Как отмечал Ю.М. Лотман, способ соотношения элементов поэтического текста изначально амбивалентен – это отношение как тождества, так и различия[293]. Это значит, что в рамках стихотворения отдельные речевые элементы оказываются поэтически значимыми постольку, поскольку их соотнесенность между собой по принципу тождества или антиномического контраста создает эффект внезапного смыслового взаимоусиления. В свою очередь, благодаря этому эффекту стихотворение, обладающее хотя бы минимальной поэтической ценностью, продуцирует в читателе – совершенно независимо от своей внешне-предметной тематики – особое переживание смысловой наполненности бытия, вызывающей чувство восторга и воодушевления. Подобно тому, как в состоянии влюбленности для одного человека другой вдруг становится средоточием мировой красоты, гармонии и смысла бытия, хотя любые отдельно взятые его черты, как правило, не представляют собой чего-нибудь особенного, – точно так же и стихотворение, используя слова и выражения обычного языка и на уровне непосредственного значения входящих в него слов повествуя о случайных, субъективных событиях или переживаниях автора, вдруг являет в себе отблеск мирового смысла – в его гармонии или трагедии. И это отнюдь не поверхностная аналогия.
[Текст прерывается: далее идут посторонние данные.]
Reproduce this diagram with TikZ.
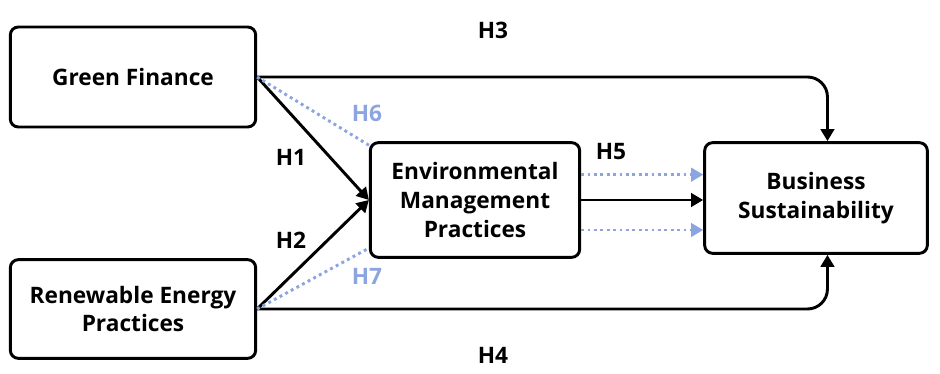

Можно сказать, что смысловой и эмоциональной «субстанцией» поэзии является любовь, предмет которой – бытие как таковое, Жизнь в ее высшем смысле, придающем бесконечную значимость любому мимолетному событию и даже самой этой мимолетности, за которой просвечивает вечность. Тем самым поэзия нагляднейшим образом являет в себе некий первозданный модус человеческого бытия и мировосприятия, некий естественный протест самой человеческой природы против своей первородной поврежденности. «Поэзия вытекает из неоскорбляемой части человеческого существа»[294], – гениально заметил М.М. Пришвин. Но ведь само выражение «неоскорбляемая часть человеческого существа» является не чем иным, как поэтическим определением наличия неизбывной софийности в человеческой природе!
Подводя итог рассмотренным содержательным аспектам концепта софийности, следует сделать общий вывод о том, что исследуемый концепт обладает особым свойством – в любой предметности человеческого знания и деятельности выделять специфический ее аспект, который можно определить как самотрансцендирование. И в софийной природе человеческого существа как образа Божия, устремленного к утерянному богоподобию, и в структуре процессов богопознания как актуализации ипостасного начала в человеке, и в достижении «точки эквинокса» научным и творческим разумом, и в прозрении вечной женственной премудрости в устройстве Универсума, и, наконец, в особой природе поэтического языка, который уже поистине нечто большее, чем просто человеческий язык, – во всем этом неизменно обнаруживается та энергийная самотрансценденция тварной природы, которая указывает на ее неизбывную устремленность к своему Творцу. Тем самым концепт софийности фактически полагает особую мыслительную парадигму, особый ракурс познания и мировосприятия в целом, альтернативный «картезианско-кантовскому» разуму, но нисколько не отменяющий достижений последнего.